Problem requirements: Below is a listing; write it out exactly and drop any images from it.

Supplied information:
(begin)

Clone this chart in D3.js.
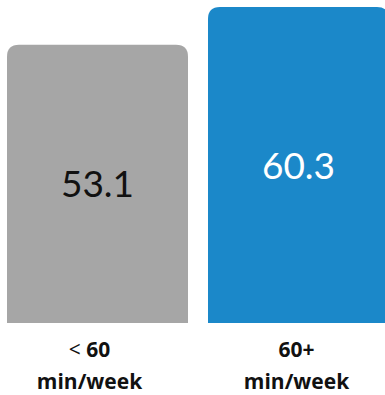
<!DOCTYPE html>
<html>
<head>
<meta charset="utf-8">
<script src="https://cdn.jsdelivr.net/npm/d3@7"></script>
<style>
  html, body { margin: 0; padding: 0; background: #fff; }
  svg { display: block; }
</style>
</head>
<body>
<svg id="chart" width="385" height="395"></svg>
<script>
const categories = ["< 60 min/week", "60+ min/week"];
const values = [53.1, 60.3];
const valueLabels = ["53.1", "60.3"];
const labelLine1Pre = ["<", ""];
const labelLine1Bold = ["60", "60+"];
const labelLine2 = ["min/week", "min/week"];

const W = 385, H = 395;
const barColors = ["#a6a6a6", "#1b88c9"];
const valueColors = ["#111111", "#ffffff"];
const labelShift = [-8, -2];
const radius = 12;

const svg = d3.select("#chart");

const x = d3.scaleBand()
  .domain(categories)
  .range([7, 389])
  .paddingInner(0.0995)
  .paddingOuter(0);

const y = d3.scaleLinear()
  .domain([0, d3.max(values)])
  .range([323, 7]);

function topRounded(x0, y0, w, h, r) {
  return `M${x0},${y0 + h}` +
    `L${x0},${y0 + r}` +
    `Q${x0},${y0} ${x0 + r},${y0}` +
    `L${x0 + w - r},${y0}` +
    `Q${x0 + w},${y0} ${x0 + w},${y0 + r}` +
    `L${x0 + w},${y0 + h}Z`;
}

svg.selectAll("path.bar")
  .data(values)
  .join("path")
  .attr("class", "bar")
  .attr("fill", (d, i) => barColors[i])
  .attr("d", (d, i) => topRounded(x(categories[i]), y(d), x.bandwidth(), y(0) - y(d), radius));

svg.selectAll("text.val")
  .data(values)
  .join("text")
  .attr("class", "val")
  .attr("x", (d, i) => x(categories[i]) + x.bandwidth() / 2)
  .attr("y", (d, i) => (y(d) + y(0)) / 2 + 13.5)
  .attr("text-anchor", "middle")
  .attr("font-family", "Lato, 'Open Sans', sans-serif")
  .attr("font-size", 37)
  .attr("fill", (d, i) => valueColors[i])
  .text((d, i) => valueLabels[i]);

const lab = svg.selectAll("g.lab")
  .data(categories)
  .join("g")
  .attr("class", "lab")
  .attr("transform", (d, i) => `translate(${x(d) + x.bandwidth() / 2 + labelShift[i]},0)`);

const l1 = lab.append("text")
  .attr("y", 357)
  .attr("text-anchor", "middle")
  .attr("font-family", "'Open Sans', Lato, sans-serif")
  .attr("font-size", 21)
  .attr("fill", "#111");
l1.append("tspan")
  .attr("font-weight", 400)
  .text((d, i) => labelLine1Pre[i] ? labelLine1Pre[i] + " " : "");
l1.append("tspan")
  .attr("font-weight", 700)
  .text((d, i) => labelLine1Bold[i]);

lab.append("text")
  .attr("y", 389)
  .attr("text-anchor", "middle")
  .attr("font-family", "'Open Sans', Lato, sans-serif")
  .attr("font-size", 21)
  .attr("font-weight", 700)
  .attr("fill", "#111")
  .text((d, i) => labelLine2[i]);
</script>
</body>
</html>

(end)

The completed task:
Clone this chart in D3.js.
<!DOCTYPE html>
<html>
<head>
<meta charset="utf-8">
<script src="https://cdn.jsdelivr.net/npm/d3@7"></script>
<style>
  html, body { margin: 0; padding: 0; background: #fff; }
  svg { display: block; }
</style>
</head>
<body>
<svg id="chart" width="385" height="395"></svg>
<script>
const categories = ["< 60 min/week", "60+ min/week"];
const values = [53.1, 60.3];
const valueLabels = ["53.1", "60.3"];
const labelLine1Pre = ["<", ""];
const labelLine1Bold = ["60", "60+"];
const labelLine2 = ["min/week", "min/week"];

const W = 385, H = 395;
const barColors = ["#a6a6a6", "#1b88c9"];
const valueColors = ["#111111", "#ffffff"];
const labelShift = [-8, -2];
const radius = 12;

const svg = d3.select("#chart");

const x = d3.scaleBand()
  .domain(categories)
  .range([7, 389])
  .paddingInner(0.0995)
  .paddingOuter(0);

const y = d3.scaleLinear()
  .domain([0, d3.max(values)])
  .range([323, 7]);

function topRounded(x0, y0, w, h, r) {
  return `M${x0},${y0 + h}` +
    `L${x0},${y0 + r}` +
    `Q${x0},${y0} ${x0 + r},${y0}` +
    `L${x0 + w - r},${y0}` +
    `Q${x0 + w},${y0} ${x0 + w},${y0 + r}` +
    `L${x0 + w},${y0 + h}Z`;
}

svg.selectAll("path.bar")
  .data(values)
  .join("path")
  .attr("class", "bar")
  .attr("fill", (d, i) => barColors[i])
  .attr("d", (d, i) => topRounded(x(categories[i]), y(d), x.bandwidth(), y(0) - y(d), radius));

svg.selectAll("text.val")
  .data(values)
  .join("text")
  .attr("class", "val")
  .attr("x", (d, i) => x(categories[i]) + x.bandwidth() / 2)
  .attr("y", (d, i) => (y(d) + y(0)) / 2 + 13.5)
  .attr("text-anchor", "middle")
  .attr("font-family", "Lato, 'Open Sans', sans-serif")
  .attr("font-size", 37)
  .attr("fill", (d, i) => valueColors[i])
  .text((d, i) => valueLabels[i]);

const lab = svg.selectAll("g.lab")
  .data(categories)
  .join("g")
  .attr("class", "lab")
  .attr("transform", (d, i) => `translate(${x(d) + x.bandwidth() / 2 + labelShift[i]},0)`);

const l1 = lab.append("text")
  .attr("y", 357)
  .attr("text-anchor", "middle")
  .attr("font-family", "'Open Sans', Lato, sans-serif")
  .attr("font-size", 21)
  .attr("fill", "#111");
l1.append("tspan")
  .attr("font-weight", 400)
  .text((d, i) => labelLine1Pre[i] ? labelLine1Pre[i] + " " : "");
l1.append("tspan")
  .attr("font-weight", 700)
  .text((d, i) => labelLine1Bold[i]);

lab.append("text")
  .attr("y", 389)
  .attr("text-anchor", "middle")
  .attr("font-family", "'Open Sans', Lato, sans-serif")
  .attr("font-size", 21)
  .attr("font-weight", 700)
  .attr("fill", "#111")
  .text((d, i) => labelLine2[i]);
</script>
</body>
</html>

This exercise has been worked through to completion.